- [What you need to do]: Begin with the first line and repeat exactly through the line containing "for v in c)"; leave every image out.

- [Collected data]:
************

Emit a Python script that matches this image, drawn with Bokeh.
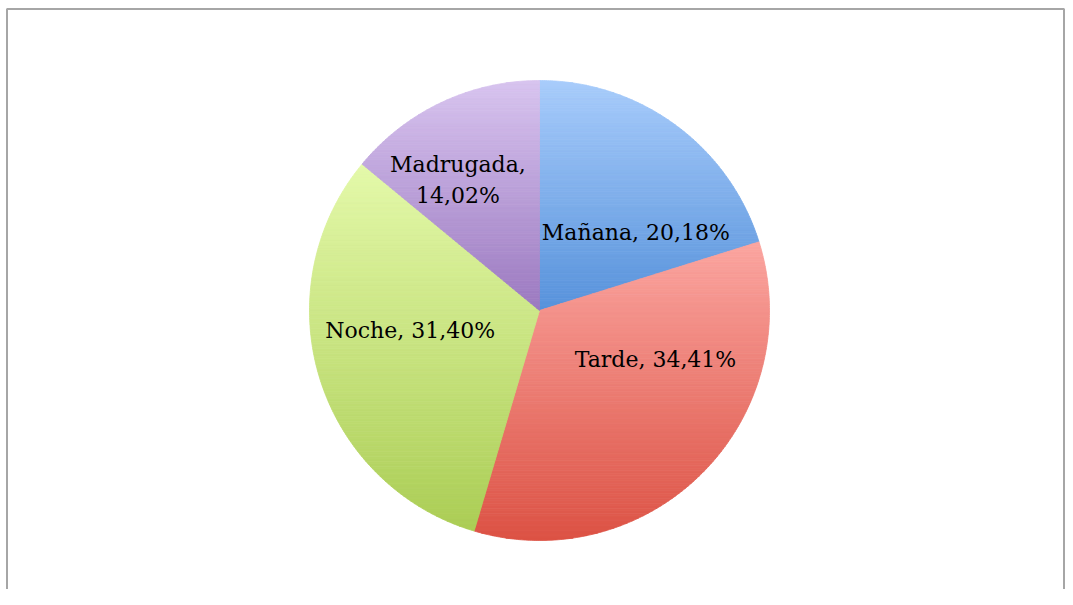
import numpy as np
from bokeh.plotting import figure
from bokeh.models import Range1d, BoxAnnotation
from bokeh.core.properties import value
from bokeh.embed import file_html
from bokeh.resources import INLINE

# ---- data ----
categories = ["Mañana", "Tarde", "Noche", "Madrugada"]
percents = [20.18, 34.41, 31.40, 14.02]
label_texts = ["Mañana, 20,18%", "Tarde, 34,41%", "Noche, 31,40%", "Madrugada,\n14,02%"]

# ---- style ----
top_colors = ["#a8ccfb", "#fba5a0", "#e4f9aa", "#d8c4ef"]
bottom_colors = ["#5792db", "#dc5244", "#abcd55", "#9b79c0"]
# label placement (polar: degrees, px from centre)
label_layout = [(39, 124), (-23, 126), (-171, 131), (122, 154)]

W, H = 1065, 589
CX, CY, R = 539, H - 310, 230

p = figure(width=W, height=H, output_backend="svg", toolbar_location=None,
           x_axis_type=None, y_axis_type=None, min_border=0,
           x_range=Range1d(0, W), y_range=Range1d(0, H))
p.grid.visible = False
p.outline_line_color = None
p.background_fill_color = "white"
p.border_fill_color = "white"


def hex2rgb(h):
    h = h.lstrip("#")
    return np.array([int(h[i:i + 2], 16) for i in (0, 2, 4)], float)


def rgb2hex(c):
    return "#%02x%02x%02x" % tuple(int(round(v)) for v in c)


def clip(poly, yv, keep_above):
    out = []
    n = len(poly)
    for i in range(n):
        a = poly[i]
        b = poly[(i + 1) % n]
        ina = a[1] >= yv if keep_above else a[1] <= yv
        inb = b[1] >= yv if keep_above else b[1] <= yv
        if ina:
            out.append(a)
        if ina != inb:
            t = (yv - a[1]) / (b[1] - a[1])
            out.append((a[0] + t * (b[0] - a[0]), yv))
    return out


total = sum(percents)
fracs = np.array(percents) / total
cum = np.concatenate([[0], np.cumsum(fracs)])

xs_all, ys_all, cols_all = [], [], []
for i in range(len(categories)):
    a0 = np.pi / 2 - 2 * np.pi * cum[i]
    a1 = np.pi / 2 - 2 * np.pi * cum[i + 1]
    n = max(8, int(abs(a1 - a0) / np.radians(0.5)))
    angs = np.linspace(a0, a1, n)
    poly = [(CX, CY)] + [(CX + R * np.cos(a), CY + R * np.sin(a)) for a in angs]
    ymin = min(q[1] for q in poly)
    ymax = max(q[1] for q in poly)
    nb = int((ymax - ymin) / 2.5) + 1
    edges = np.linspace(ymax, ymin, nb + 1)
    ct, cb = hex2rgb(top_colors[i]), hex2rgb(bottom_colors[i])
    for k in range(nb):
        y_hi, y_lo = edges[k], edges[k + 1]
        pc = clip(poly, y_lo, True)
        if len(pc) < 3:
            continue
        pc = clip(pc, y_hi, False)
        if len(pc) < 3:
            continue
        t = (k + 0.5) / nb
        col = rgb2hex(ct + (cb - ct) * t)
        xs_all.append([q[0] for q in pc])
        ys_all.append([q[1] for q in pc])
        cols_all.append(col)

p.patches(xs_all, ys_all, fill_color=cols_all, line_color=cols_all, line_width=0.8)

lx = [CX + r * np.cos(np.radians(a)) for a, r in label_layout]
ly = [CY + r * np.sin(np.radians(a)) for a, r in label_layout]
p.text(lx, ly, text=label_texts, text_font=value("DejaVu Serif"),
       text_font_size="22px", text_color="black", text_align="center",
       text_baseline="middle", text_line_height=1.25)

# chart frame (bottom edge lies below the visible area)
p.add_layout(BoxAnnotation(left=6.5, right=W - 1.5, top=H - 8.5, bottom=-20,
                           fill_color=None, fill_alpha=0,
                           line_color="#a6a6a6", line_alpha=1.0, line_width=2))

open("out.html", "w").write(file_html(p, INLINE))
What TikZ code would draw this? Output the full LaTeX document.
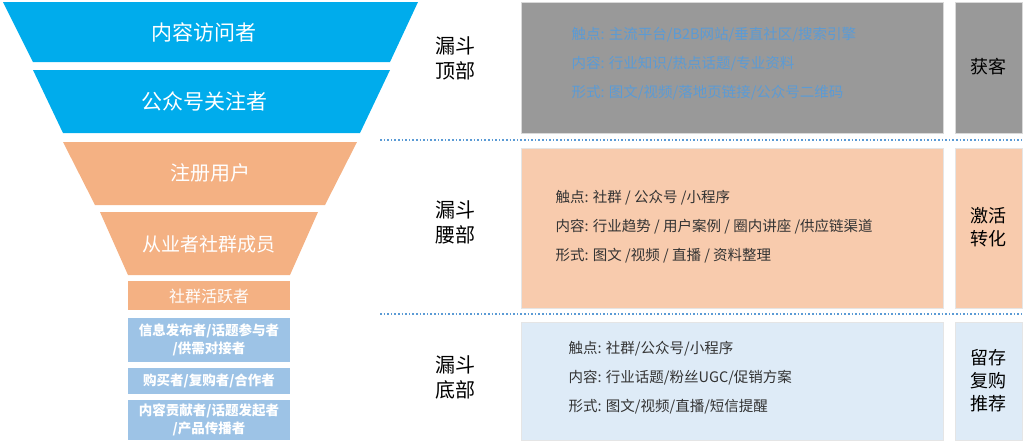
\documentclass[tikz,border=0pt]{standalone}
\usepackage{fontspec}
\setmainfont{Noto Sans CJK SC}
\usetikzlibrary{positioning}
\definecolor{funnelblue}{RGB}{0,172,236}
\definecolor{funnelorange}{RGB}{244,177,131}
\definecolor{funnellight}{RGB}{157,195,230}
\definecolor{boxgray}{RGB}{153,153,153}
\definecolor{boxorange}{RGB}{248,203,173}
\definecolor{boxblue}{RGB}{222,235,247}
\definecolor{textblue}{RGB}{91,155,213}
\tikzset{
  seg/.style={text=white},
  stage/.style={font=\fontsize{20}{25}\selectfont, align=center},
  info/.style={font=\fontsize{14.5}{29}\selectfont, align=left, anchor=west, text=black!80},
  side/.style={font=\fontsize{18}{23}\selectfont, align=center},
  divider/.style={draw=textblue, dotted, line width=1.6pt}
}
\begin{document}
\begin{tikzpicture}[x=1pt,y=-1pt]
\useasboundingbox (0,0) rectangle (1024,445);
% funnel
\fill[funnelblue] (3,2) -- (418,2) -- (390,62) -- (33,62) -- cycle;
\node[seg, font=\fontsize{21}{25}\selectfont] (visit) at (204,32) {内容访问者};
\fill[funnelblue] (33,70) -- (390,70) -- (360,133) -- (63,133) -- cycle;
\node[seg, font=\fontsize{21}{25}\selectfont] (follow) at (204,101) {公众号关注者};
\fill[funnelorange] (63,142) -- (357,142) -- (325,205) -- (95,205) -- cycle;
\node[seg, font=\fontsize{20}{25}\selectfont] (reg) at (210,173) {注册用户};
\fill[funnelorange] (100,212) -- (318,212) -- (290,275) -- (128,275) -- cycle;
\node[seg, font=\fontsize{19}{25}\selectfont] (member) at (209,244) {从业者社群成员};
\fill[funnelorange] (128,281) rectangle (290,310);
\node[seg, font=\fontsize{16}{20}\selectfont] (active) at (209,296) {社群活跃者};
\fill[funnellight] (128,318) rectangle (290,362);
\node[seg, font=\bfseries\fontsize{13.5}{18}\selectfont, align=center] (poster) at (209,340) {信息发布者/话题参与者\\/供需对接者};
\fill[funnellight] (128,368) rectangle (290,394);
\node[seg, font=\bfseries\fontsize{13.5}{18}\selectfont] (buyer) at (209,381) {购买者/复购者/合作者};
\fill[funnellight] (128,400) rectangle (290,440);
\node[seg, font=\bfseries\fontsize{13.5}{18}\selectfont, align=center] (giver) at (209,420) {内容贡献者/话题发起者\\/产品传播者};
% stages
\node[stage] (top) at (455,58) {漏斗\\顶部};
\node[stage] (mid) at (455,222) {漏斗\\腰部};
\node[stage] (bot) at (455,377) {漏斗\\底部};
% boxes
\fill[boxgray, draw=black!15] (521,2) rectangle (943,133);
\fill[boxgray, draw=black!15] (955,2) rectangle (1022,133);
\node[info, text=textblue] (g) at (568,64) {触点: 主流平台/B2B网站/垂直社区/搜索引擎\\内容: 行业知识/热点话题/专业资料\\形式: 图文/视频/落地页链接/公众号二维码};
\node[side] (acq) at (988,67) {获客};
\fill[boxorange, draw=black!10] (521,148) rectangle (943,308);
\fill[boxorange, draw=black!10] (955,148) rectangle (1022,308);
\node[info] (o) at (552,227) {触点: 社群 / 公众号 /小程序\\内容: 行业趋势 / 用户案例 / 圈内讲座 /供应链渠道\\形式: 图文 /视频 / 直播 / 资料整理};
\node[side] (act) at (988,227) {激活\\转化};
\fill[boxblue, draw=black!10] (521,322) rectangle (943,440);
\fill[boxblue, draw=black!10] (955,322) rectangle (1022,440);
\node[info] (b) at (565,378) {触点: 社群/公众号/小程序\\内容: 行业话题/粉丝UGC/促销方案\\形式: 图文/视频/直播/短信提醒};
\node[side] (ret) at (988,381) {留存\\复购\\推荐};
% dividers
\draw[divider] (380,140) -- (1022,140);
\draw[divider] (380,314) -- (1022,314);
\end{tikzpicture}
\end{document}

************

- [Solution to this problem]:
Emit a Python script that matches this image, drawn with Bokeh.
import numpy as np
from bokeh.plotting import figure
from bokeh.models import Range1d, BoxAnnotation
from bokeh.core.properties import value
from bokeh.embed import file_html
from bokeh.resources import INLINE

# ---- data ----
categories = ["Mañana", "Tarde", "Noche", "Madrugada"]
percents = [20.18, 34.41, 31.40, 14.02]
label_texts = ["Mañana, 20,18%", "Tarde, 34,41%", "Noche, 31,40%", "Madrugada,\n14,02%"]

# ---- style ----
top_colors = ["#a8ccfb", "#fba5a0", "#e4f9aa", "#d8c4ef"]
bottom_colors = ["#5792db", "#dc5244", "#abcd55", "#9b79c0"]
# label placement (polar: degrees, px from centre)
label_layout = [(39, 124), (-23, 126), (-171, 131), (122, 154)]

W, H = 1065, 589
CX, CY, R = 539, H - 310, 230

p = figure(width=W, height=H, output_backend="svg", toolbar_location=None,
           x_axis_type=None, y_axis_type=None, min_border=0,
           x_range=Range1d(0, W), y_range=Range1d(0, H))
p.grid.visible = False
p.outline_line_color = None
p.background_fill_color = "white"
p.border_fill_color = "white"


def hex2rgb(h):
    h = h.lstrip("#")
    return np.array([int(h[i:i + 2], 16) for i in (0, 2, 4)], float)


def rgb2hex(c):
    return "#%02x%02x%02x" % tuple(int(round(v)) for v in c)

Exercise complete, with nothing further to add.